### SOURCE EXCERPT
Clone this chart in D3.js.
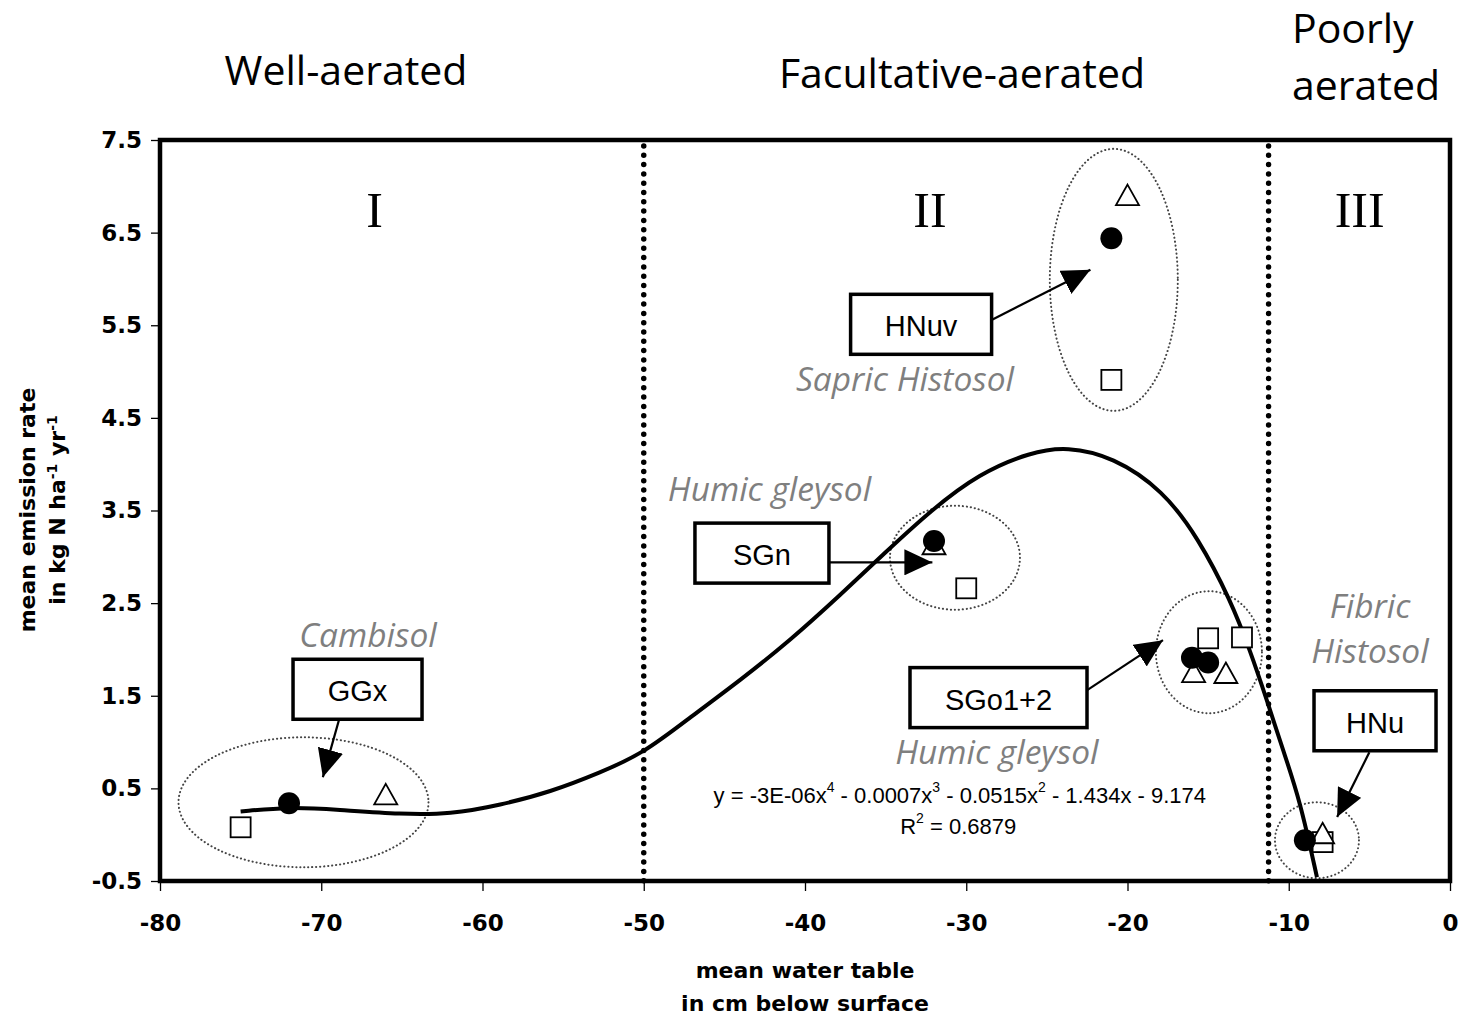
<!DOCTYPE html>
<html>
<head>
<meta charset="utf-8">
<title>N2O emission vs water table</title>
<script src="https://d3js.org/d3.v7.min.js"></script>
<style>
  body { margin: 0; background: #fff; }
</style>
</head>
<body>
<div id="chart"></div>
<script>

// fitted curve
const curveX = [-75, -72, -69, -65, -62, -58.9, -55.8, -52.7, -50, -47.1, -44, -40.9, -37.8, -35, -32.2, -29.2, -26, -23.75, -20.9, -17.8, -15.6, -13.6, -12.4, -11.35, -10.35, -9.3, -8.25];
const curveY = [0.25, 0.30, 0.27, 0.22, 0.22, 0.32, 0.46, 0.67, 0.88, 1.27, 1.67, 2.10, 2.59, 3.05, 3.50, 3.90, 4.13, 4.19, 4.08, 3.72, 3.20, 2.53, 1.99, 1.45, 0.91, 0.37, -0.46];

// measured points by symbol
const circleX = [-72.0, -32.0, -21.0, -16.0, -15.0, -9.0];
const circleY = [0.34, 3.17, 6.44, 1.91, 1.86, -0.06];
const triangleX = [-66.0, -32.0, -20.0, -15.9, -13.9, -7.9];
const triangleY = [0.43, 3.13, 6.90, 1.75, 1.74, 0.01];
const squareX = [-75.0, -30.0, -21.0, -15.0, -12.9, -7.9];
const squareY = [0.08, 2.66, 4.91, 2.12, 2.13, -0.08];

// site labels
const siteNames = ["GGx", "SGn", "HNuv", "SGo1+2", "HNu"];
const siteBoxX = [-67.75, -42.67, -32.8, -28.0, -4.65];
const siteBoxY = [1.57, 3.04, 5.51, 1.48, 1.23];
const arrowFromX = [-68.9, -38.5, -28.4, -22.5, -5.0];
const arrowFromY = [1.24, 2.94, 5.56, 1.56, 0.89];
const arrowToX = [-69.9, -32.1, -22.3, -17.8, -7.0];
const arrowToY = [0.62, 2.94, 6.10, 2.10, 0.19];
const groupX = [-71.1, -30.7, -20.85, -14.95, -8.25];
const groupY = [0.35, 2.99, 5.99, 1.97, -0.06];

// soil types
const soilNames = ["Cambisol", "Humic gleysol", "Sapric Histosol", "Fibric", "Histosol", "Humic gleysol"];
const soilX = [-67.1, -42.2, -33.8, -4.96, -4.96, -28.1];
const soilY = [2.17, 3.74, 4.93, 2.48, 1.99, 0.90];

// zones
const zoneBounds = [-50, -11.25];
const zoneNames = ["I", "II", "III"];
const zoneX = [-66.7, -32.25, -5.6];
const zoneY = 6.74;

const xTicks = [-80, -70, -60, -50, -40, -30, -20, -10, 0];
const yTicks = [-0.5, 0.5, 1.5, 2.5, 3.5, 4.5, 5.5, 6.5, 7.5];

// layout
const margin = { top: 140, right: 9, bottom: 135, left: 160 };
const W = 1459, H = 1016;
const width = W - margin.left - margin.right;
const height = H - margin.top - margin.bottom;

const svg = d3.select("#chart").append("svg")
    .attr("width", W)
    .attr("height", H);

const defs = svg.append("defs");
defs.append("marker")
    .attr("id", "head")
    .attr("markerUnits", "userSpaceOnUse")
    .attr("viewBox", "0 0 28 26")
    .attr("refX", 28).attr("refY", 13)
    .attr("markerWidth", 28).attr("markerHeight", 26)
    .attr("orient", "auto")
  .append("path")
    .attr("d", "M0,0 L28,13 L0,26 Z")
    .attr("fill", "#000");

const g = svg.append("g")
    .attr("transform", `translate(${margin.left},${margin.top})`);

const x = d3.scaleLinear().domain([-80, 0]).range([0, width]);
const y = d3.scaleLinear().domain([-0.5, 7.5]).range([height, 0]);

// axes
const xAxis = g.append("g")
    .attr("transform", `translate(0,${height})`)
    .call(d3.axisBottom(x).tickValues(xTicks).tickSize(10).tickPadding(24).tickFormat(d => String(d)));
const yAxis = g.append("g")
    .call(d3.axisLeft(y).tickValues(yTicks).tickSize(9).tickPadding(9).tickFormat(d => d.toFixed(1)));

[xAxis, yAxis].forEach(a => {
  a.select(".domain").remove();
  a.selectAll("line").attr("stroke", "#000").attr("stroke-width", 1.3);
  a.selectAll("text")
    .attr("fill", "#000")
    .style("font-family", "DejaVu Sans, sans-serif")
    .style("font-weight", "bold")
    .style("font-size", "23px");
});

// zone dividers
g.selectAll(".zone-line")
  .data(zoneBounds)
  .join("line")
    .attr("x1", d => x(d)).attr("x2", d => x(d))
    .attr("y1", 6).attr("y2", height)
    .attr("stroke", "#000")
    .attr("stroke-width", 5.5)
    .attr("stroke-linecap", "round")
    .attr("stroke-dasharray", "0 9.3");

// roman numerals
g.selectAll(".zone-name")
  .data(zoneNames)
  .join("text")
    .attr("x", (d, i) => x(zoneX[i]))
    .attr("y", y(zoneY))
    .attr("text-anchor", "middle")
    .attr("dominant-baseline", "central")
    .style("font-family", "Liberation Serif, serif")
    .style("font-size", "50px")
    .text(d => d);

// group ellipses
g.selectAll(".group")
  .data(groupX)
  .join("ellipse")
    .attr("cx", d => x(d))
    .attr("cy", (d, i) => y(groupY[i]))
    .attr("rx", (d, i) => [125, 65, 64, 53, 42][i])
    .attr("ry", (d, i) => [65, 52, 131, 61, 38][i])
    .attr("fill", "none")
    .attr("stroke", "#444")
    .attr("stroke-width", 2)
    .attr("stroke-linecap", "round")
    .attr("stroke-dasharray", "0.2 3.8");

// fitted curve
const curvePts = curveX.map((d, i) => [d, curveY[i]]);
g.append("path")
    .datum(curvePts)
    .attr("fill", "none")
    .attr("stroke", "#000")
    .attr("stroke-width", 4)
    .attr("d", d3.line().x(d => x(d[0])).y(d => y(d[1])).curve(d3.curveBasis));

// symbols
g.selectAll(".sq")
  .data(squareX)
  .join("rect")
    .attr("x", d => x(d) - 10)
    .attr("y", (d, i) => y(squareY[i]) - 10)
    .attr("width", 20).attr("height", 20)
    .attr("fill", "#fff")
    .attr("stroke", "#000")
    .attr("stroke-width", 1.8);

g.selectAll(".tri")
  .data(triangleX)
  .join("path")
    .attr("transform", (d, i) => `translate(${x(d)},${y(triangleY[i])})`)
    .attr("d", "M0,-11 L11.5,9.5 L-11.5,9.5 Z")
    .attr("fill", "#fff")
    .attr("stroke", "#000")
    .attr("stroke-width", 1.8);

g.selectAll(".dot")
  .data(circleX)
  .join("circle")
    .attr("cx", d => x(d))
    .attr("cy", (d, i) => y(circleY[i]))
    .attr("r", 11)
    .attr("fill", "#000");

// arrows
g.selectAll(".arrow")
  .data(arrowFromX)
  .join("line")
    .attr("x1", d => x(d))
    .attr("y1", (d, i) => y(arrowFromY[i]))
    .attr("x2", (d, i) => x(arrowToX[i]))
    .attr("y2", (d, i) => y(arrowToY[i]))
    .attr("stroke", "#000")
    .attr("stroke-width", 2.2)
    .attr("marker-end", "url(#head)");

// site boxes
const boxW = [129, 134, 141, 177, 122];
const boxes = g.selectAll(".box")
  .data(siteNames)
  .join("g")
    .attr("transform", (d, i) => `translate(${x(siteBoxX[i])},${y(siteBoxY[i])})`);
boxes.append("rect")
    .attr("x", (d, i) => -boxW[i] / 2)
    .attr("y", -30)
    .attr("width", (d, i) => boxW[i])
    .attr("height", 60)
    .attr("fill", "#fff")
    .attr("stroke", "#000")
    .attr("stroke-width", 3.5);
boxes.append("text")
    .attr("text-anchor", "middle")
    .attr("dominant-baseline", "central")
    .attr("y", 2)
    .style("font-family", "Liberation Sans, Arial, sans-serif")
    .style("font-size", "29px")
    .text(d => d);

// soil names
g.selectAll(".soil")
  .data(soilNames)
  .join("text")
    .attr("x", (d, i) => x(soilX[i]))
    .attr("y", (d, i) => y(soilY[i]))
    .attr("text-anchor", "middle")
    .attr("dominant-baseline", "central")
    .attr("fill", "#7f7f7f")
    .style("font-family", "Open Sans, sans-serif")
    .style("font-style", "italic")
    .style("font-size", "33.5px")
    .text(d => d);

// regression equation
const eq = g.append("text")
    .attr("x", x(-30.4)).attr("y", y(0.43))
    .attr("text-anchor", "middle")
    .attr("dominant-baseline", "central")
    .style("font-family", "Liberation Sans, Arial, sans-serif")
    .style("font-size", "22px");
const parts = [["y = -3E-06x", 0], ["4", 1], [" - 0.0007x", 0], ["3", 1], [" - 0.0515x", 0], ["2", 1], [" - 1.434x - 9.174", 0]];
parts.forEach(p => {
  eq.append("tspan")
    .attr("baseline-shift", p[1] ? "super" : null)
    .style("font-size", p[1] ? "14px" : null)
    .text(p[0]);
});
const r2 = g.append("text")
    .attr("x", x(-30.5)).attr("y", y(0.09))
    .attr("text-anchor", "middle")
    .attr("dominant-baseline", "central")
    .style("font-family", "Liberation Sans, Arial, sans-serif")
    .style("font-size", "22px");
r2.append("tspan").text("R");
r2.append("tspan").attr("baseline-shift", "super").style("font-size", "14px").text("2");
r2.append("tspan").text(" = 0.6879");

// frame
g.append("rect")
    .attr("width", width)
    .attr("height", height)
    .attr("fill", "none")
    .attr("stroke", "#000")
    .attr("stroke-width", 4.5);

// aeration headings
const head = svg.append("g")
    .style("font-family", "Open Sans, sans-serif")
    .style("font-size", "41px")
    .attr("fill", "#000");
head.append("text").attr("x", 346).attr("y", 85).attr("text-anchor", "middle").text("Well-aerated");
head.append("text").attr("x", 962).attr("y", 88).attr("text-anchor", "middle").text("Facultative-aerated");
head.append("text").attr("x", 1292).attr("y", 43).text("Poorly");
head.append("text").attr("x", 1292).attr("y", 100).text("aerated");

// axis titles
const axTitle = svg.append("g")
    .style("font-family", "DejaVu Sans, sans-serif")
    .style("font-weight", "bold")
    .style("font-size", "22px")
    .attr("text-anchor", "middle");
axTitle.append("text").attr("x", 805).attr("y", 978).text("mean water table");
axTitle.append("text").attr("x", 805).attr("y", 1011).text("in cm below surface");

const yt = axTitle.append("g").attr("transform", "translate(0,510) rotate(-90)");
yt.append("text").attr("x", 0).attr("y", 35).text("mean emission rate");
const yt2 = yt.append("text").attr("x", 0).attr("y", 65);
yt2.append("tspan").text("in kg N ha");
yt2.append("tspan").attr("baseline-shift", "super").style("font-size", "14px").text("-1");
yt2.append("tspan").text(" yr");
yt2.append("tspan").attr("baseline-shift", "super").style("font-size", "14px").text("-1");

</script>
</body>
</html>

### TASK TO COMPLETE
With the pictures left out, restate word for word every line of the data above, from the first down to the line that contains "const squareY = [0.08, 2.66, 4.91, 2.12, 2.13, -0.08];".

### FULL OUTPUT
Clone this chart in D3.js.
<!DOCTYPE html>
<html>
<head>
<meta charset="utf-8">
<title>N2O emission vs water table</title>
<script src="https://d3js.org/d3.v7.min.js"></script>
<style>
  body { margin: 0; background: #fff; }
</style>
</head>
<body>
<div id="chart"></div>
<script>

// fitted curve
const curveX = [-75, -72, -69, -65, -62, -58.9, -55.8, -52.7, -50, -47.1, -44, -40.9, -37.8, -35, -32.2, -29.2, -26, -23.75, -20.9, -17.8, -15.6, -13.6, -12.4, -11.35, -10.35, -9.3, -8.25];
const curveY = [0.25, 0.30, 0.27, 0.22, 0.22, 0.32, 0.46, 0.67, 0.88, 1.27, 1.67, 2.10, 2.59, 3.05, 3.50, 3.90, 4.13, 4.19, 4.08, 3.72, 3.20, 2.53, 1.99, 1.45, 0.91, 0.37, -0.46];

// measured points by symbol
const circleX = [-72.0, -32.0, -21.0, -16.0, -15.0, -9.0];
const circleY = [0.34, 3.17, 6.44, 1.91, 1.86, -0.06];
const triangleX = [-66.0, -32.0, -20.0, -15.9, -13.9, -7.9];
const triangleY = [0.43, 3.13, 6.90, 1.75, 1.74, 0.01];
const squareX = [-75.0, -30.0, -21.0, -15.0, -12.9, -7.9];
const squareY = [0.08, 2.66, 4.91, 2.12, 2.13, -0.08];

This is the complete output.